BEGIN INFORMATION PROVIDED

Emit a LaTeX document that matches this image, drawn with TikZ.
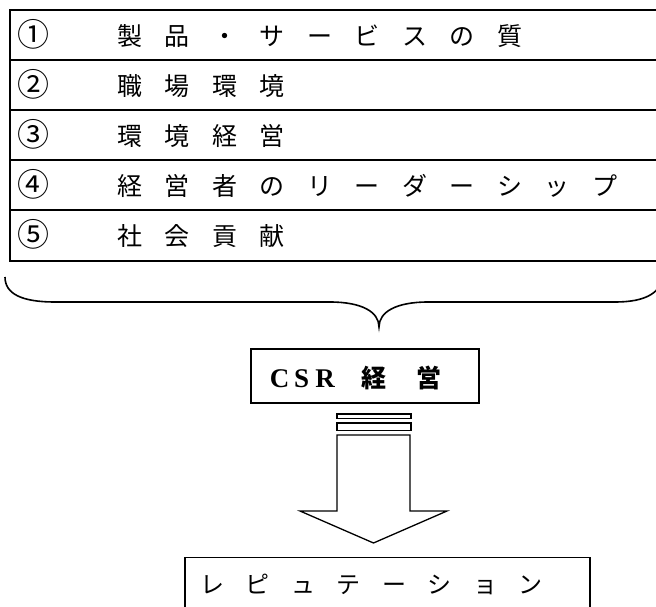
\documentclass[tikz,border=0pt]{standalone}
\usepackage{fontspec}
\newfontfamily\cjk{Noto Sans CJK JP}
\newfontfamily\lser{Liberation Serif}
\newcommand\jgap{\hspace{22.5pt}}
\newcommand\kgap{\hspace{21.5pt}}
\begin{document}
\begin{tikzpicture}[x=1pt,y=-1pt,line join=miter,
  tbl/.style={line width=2pt},
  thinbox/.style={line width=1.3pt},
  bracestyle/.style={line width=1.6pt},
  num/.style={anchor=center,inner sep=0pt,font=\cjk\fontsize{32}{34}\selectfont},
  item/.style={anchor=base west,inner sep=0pt,font=\cjk\fontsize{25}{28}\selectfont}]
\useasboundingbox (0,0) rectangle (656,607);
\clip (0,0) rectangle (656,607);
% table
\draw[tbl] (9.5,10) rectangle (670,261);
\foreach \yy in {60,110,160,210} \draw[tbl] (9.5,\yy) -- (670,\yy);
\node[num] (n1) at (33.5,34) {①};
\node[num] (n2) at (33.5,84) {②};
\node[num] (n3) at (33.5,134) {③};
\node[num] (n4) at (33.5,184) {④};
\node[num] (n5) at (33.5,234) {⑤};
\node[item] (t1) at (117,45.5) {製\jgap 品\jgap ・\jgap サ\jgap ー\jgap ビ\jgap ス\jgap の\jgap 質};
\node[item] (t2) at (117,95.5) {職\jgap 場\jgap 環\jgap 境};
\node[item] (t3) at (117,145.5) {環\jgap 境\jgap 経\jgap 営};
\node[item] (t4) at (117,195.5) {経\jgap 営\jgap 者\jgap の\jgap リ\jgap ー\jgap ダ\jgap ー\jgap シ\jgap ッ\jgap プ};
\node[item] (t5) at (117,245.5) {社\jgap 会\jgap 貢\jgap 献};
% brace
\draw[bracestyle] (5,277) .. controls (5,294) and (22,302) .. (55,302)
  -- (330,302) .. controls (362,302) and (379,312) .. (379,327)
  .. controls (379,312) and (396,302) .. (428,302)
  -- (615,302) .. controls (640,302) and (656,296) .. (662,282);
% CSR box
\node[draw,thinbox,minimum width=228pt,minimum height=54pt,inner sep=0pt] (csr) at (365,376) {};
\node[anchor=base west,inner sep=0pt] (csrt) at (279.5,387)
  {\fontsize{27}{30}\selectfont\lser\bfseries\makebox[0pt]{C}\hspace{22pt}\makebox[0pt]{S}\hspace{23.5pt}\makebox[0pt]{R}\hspace{49pt}\cjk\fontsize{25}{30}\selectfont\makebox[0pt]{経}\hspace{55pt}\makebox[0pt]{営}};
% arrow
\coordinate (tip) at (373.5,543);
\draw[thinbox] (337,414) rectangle (411,418.5);
\draw[thinbox] (337,423) rectangle (411,430.5);
\draw[thinbox] (337,435) -- (410,435) -- (410,511) -- (447,511) -- (tip) -- (300,511) -- (337,511) -- cycle;
% lower box
\node[draw,line width=1.5pt,minimum width=405pt,minimum height=70pt,inner sep=0pt,anchor=north west] (rep) at (184,556.5) {};
\node[item,font=\cjk\fontsize{24}{28}\selectfont] (rept) at (200,593) {レ\kgap ピ\kgap ュ\kgap テ\kgap ー\kgap シ\kgap ョ\kgap ン};
\end{tikzpicture}
\end{document}
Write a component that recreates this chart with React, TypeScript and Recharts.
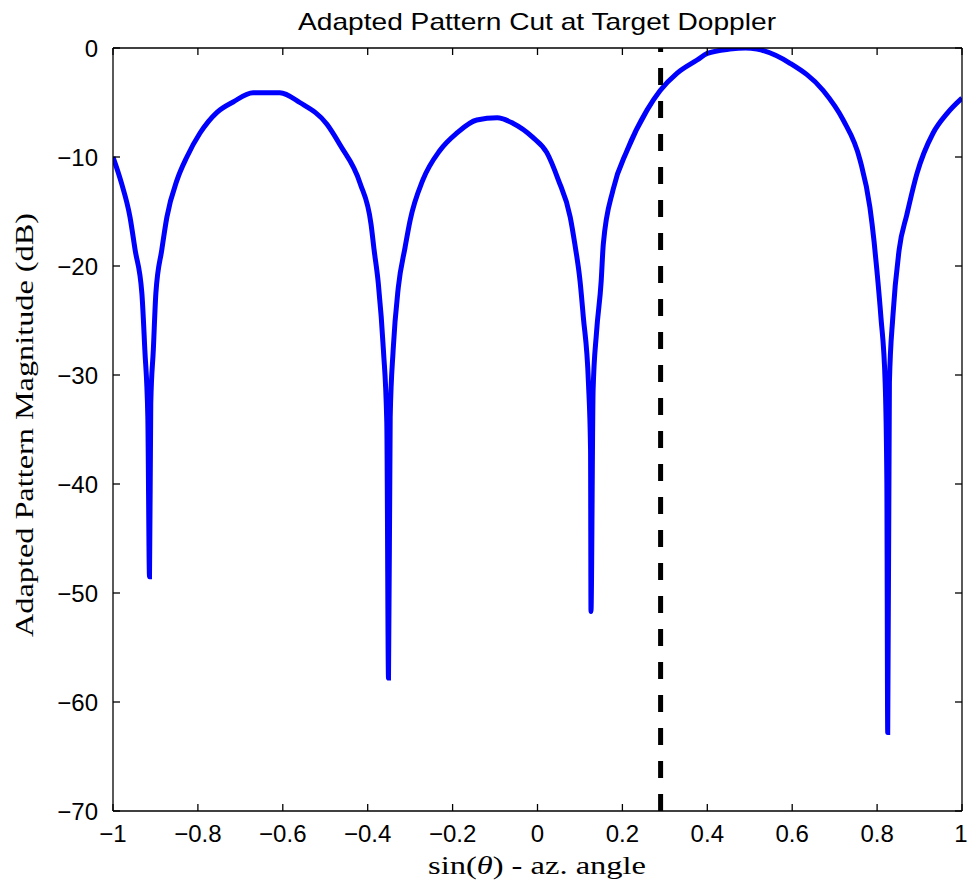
import React from "react";
import {
  LineChart,
  Line,
  XAxis,
  YAxis,
  ReferenceLine,
} from "recharts";

// sin(theta) sample positions and adapted pattern magnitude (dB)
const sinTheta = [
  -1.0, -0.98, -0.96, -0.948, -0.932, -0.925, -0.918, -0.914, -0.911, -0.905,
  -0.899, -0.885, -0.873, -0.849, -0.826, -0.795, -0.755, -0.717, -0.67,
  -0.607, -0.56, -0.496, -0.465, -0.418, -0.392, -0.385, -0.375, -0.363, -0.355,
  -0.351, -0.347, -0.34, -0.328, -0.312, -0.3, -0.27, -0.23, -0.19,
  -0.143, -0.095, -0.058, -0.011, 0.022, 0.049, 0.077, 0.088, 0.1, 0.108,
  0.12, 0.125, 0.126, 0.131, 0.139, 0.15, 0.155, 0.178, 0.211, 0.258,
  0.289, 0.329, 0.376, 0.4, 0.453, 0.49, 0.517, 0.595, 0.673, 0.72,
  0.76, 0.783, 0.793, 0.8, 0.809, 0.819, 0.823, 0.825, 0.829, 0.837,
  0.852, 0.87, 0.894, 0.932, 0.965, 1.0,
];
const magnitudeDb = [
  -10.0, -12.4, -15.5, -18.5, -22.5, -27.7, -33.8, -48.5, -32.6, -27.7,
  -22.5, -18.5, -15.5, -12.1, -10.0, -7.8, -5.9, -4.95, -4.1,
  -4.1, -5.0, -7.0, -8.9, -12.4, -16.2, -18.5, -21.6, -27.7, -34.4,
  -57.8, -33.9, -27.7, -22.0, -18.3, -15.8, -12.1, -9.4, -7.8,
  -6.6, -6.4, -6.9, -8.2, -9.6, -12.1, -15.5, -18.0, -21.3, -24.7,
  -30.7, -36.9, -51.7, -31.4, -26.1, -21.4, -18.0, -13.0, -9.4, -5.7,
  -3.9, -2.3, -1.1, -0.5, -0.1, 0.0, -0.1, -1.4, -3.9, -6.6,
  -10.3, -14.6, -17.8, -20.6, -24.7, -30.7, -39.9, -62.8, -30.7, -24.7,
  -18.5, -15.3, -11.5, -7.8, -6.0, -4.6,
];
const targetDoppler = 0.29;

const xTicks = [-1, -0.8, -0.6, -0.4, -0.2, 0, 0.2, 0.4, 0.6, 0.8, 1];
const yTicks = [-70, -60, -50, -40, -30, -20, -10, 0];

const data = sinTheta.map((x, i) => ({ x, y: magnitudeDb[i] }));

const W = 967;
const H = 893;

const fmt = (v: number) => (v < 0 ? "\u2212" + String(-v) : String(v));
const blank = () => "";

const tickFont = {
  fontFamily: "Liberation Sans, Arial, sans-serif",
  fontSize: 24,
  fill: "#000",
};
const axisStroke = { stroke: "#000", strokeWidth: 1.3 };

export default function App() {
  return (
    <div style={{ position: "absolute", left: 0, top: 0, width: W, height: H, background: "#fff" }}>
      <LineChart
        width={W}
        height={H}
        data={data}
        margin={{ top: 48, right: 5, bottom: 32, left: 53 }}
      >
        <XAxis
          xAxisId="main"
          dataKey="x"
          type="number"
          domain={[-1, 1]}
          ticks={xTicks}
          tickFormatter={fmt}
          tick={tickFont}
          tickLine={false}
          tickMargin={8}
          axisLine={axisStroke}
          height={50}
          allowDataOverflow
        />
        <XAxis
          xAxisId="bottomTicks"
          dataKey="x"
          type="number"
          domain={[-1, 1]}
          ticks={xTicks}
          tickFormatter={blank}
          mirror
          tickSize={7}
          tickLine={axisStroke}
          axisLine={false}
          allowDataOverflow
        />
        <XAxis
          xAxisId="top"
          dataKey="x"
          type="number"
          orientation="top"
          domain={[-1, 1]}
          ticks={xTicks}
          tickFormatter={blank}
          mirror
          tickSize={7}
          tickLine={axisStroke}
          axisLine={axisStroke}
          allowDataOverflow
        />
        <YAxis
          yAxisId="main"
          type="number"
          domain={[-70, 0]}
          ticks={yTicks}
          tickFormatter={fmt}
          tick={tickFont}
          tickLine={false}
          tickMargin={9}
          axisLine={axisStroke}
          width={60}
          allowDataOverflow
        />
        <YAxis
          yAxisId="leftTicks"
          type="number"
          domain={[-70, 0]}
          ticks={yTicks}
          tickFormatter={blank}
          mirror
          tickSize={7}
          tickLine={axisStroke}
          axisLine={false}
          allowDataOverflow
        />
        <YAxis
          yAxisId="right"
          type="number"
          orientation="right"
          domain={[-70, 0]}
          ticks={yTicks}
          tickFormatter={blank}
          mirror
          tickSize={7}
          tickLine={axisStroke}
          axisLine={axisStroke}
          allowDataOverflow
        />
        <Line
          xAxisId="main"
          yAxisId="main"
          type="monotone"
          dataKey="y"
          stroke="#0000ff"
          strokeWidth={5}
          dot={false}
          isAnimationActive={false}
        />
        <ReferenceLine
          xAxisId="main"
          yAxisId="main"
          x={targetDoppler}
          stroke="#000"
          strokeWidth={5}
          strokeDasharray="17 16"
        />
      </LineChart>
      <svg
        width={W}
        height={H}
        style={{ position: "absolute", left: 0, top: 0, pointerEvents: "none" }}
      >
        <text
          x={537}
          y={30}
          textAnchor="middle"
          fontFamily="Liberation Sans, Arial, sans-serif"
          fontSize={24}
          textLength={478}
          lengthAdjust="spacingAndGlyphs"
        >
          Adapted Pattern Cut at Target Doppler
        </text>
        <text
          x={537}
          y={874}
          textAnchor="middle"
          fontFamily="Liberation Serif, Times New Roman, serif"
          fontSize={25}
          textLength={218}
          lengthAdjust="spacingAndGlyphs"
        >
          sin(<tspan fontStyle="italic">θ</tspan>) - az. angle
        </text>
        <text
          transform="translate(33,425) rotate(-90)"
          textAnchor="middle"
          fontFamily="Liberation Serif, Times New Roman, serif"
          fontSize={25}
          textLength={424}
          lengthAdjust="spacingAndGlyphs"
        >
          Adapted Pattern Magnitude (dB)
        </text>
      </svg>
    </div>
  );
}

END INFORMATION PROVIDED

Search the data above for the string "this" and return every line that has it.

■ **WRITTEN RESPONSE**
Emit a LaTeX document that matches this image, drawn with TikZ.
Write a component that recreates this chart with React, TypeScript and Recharts.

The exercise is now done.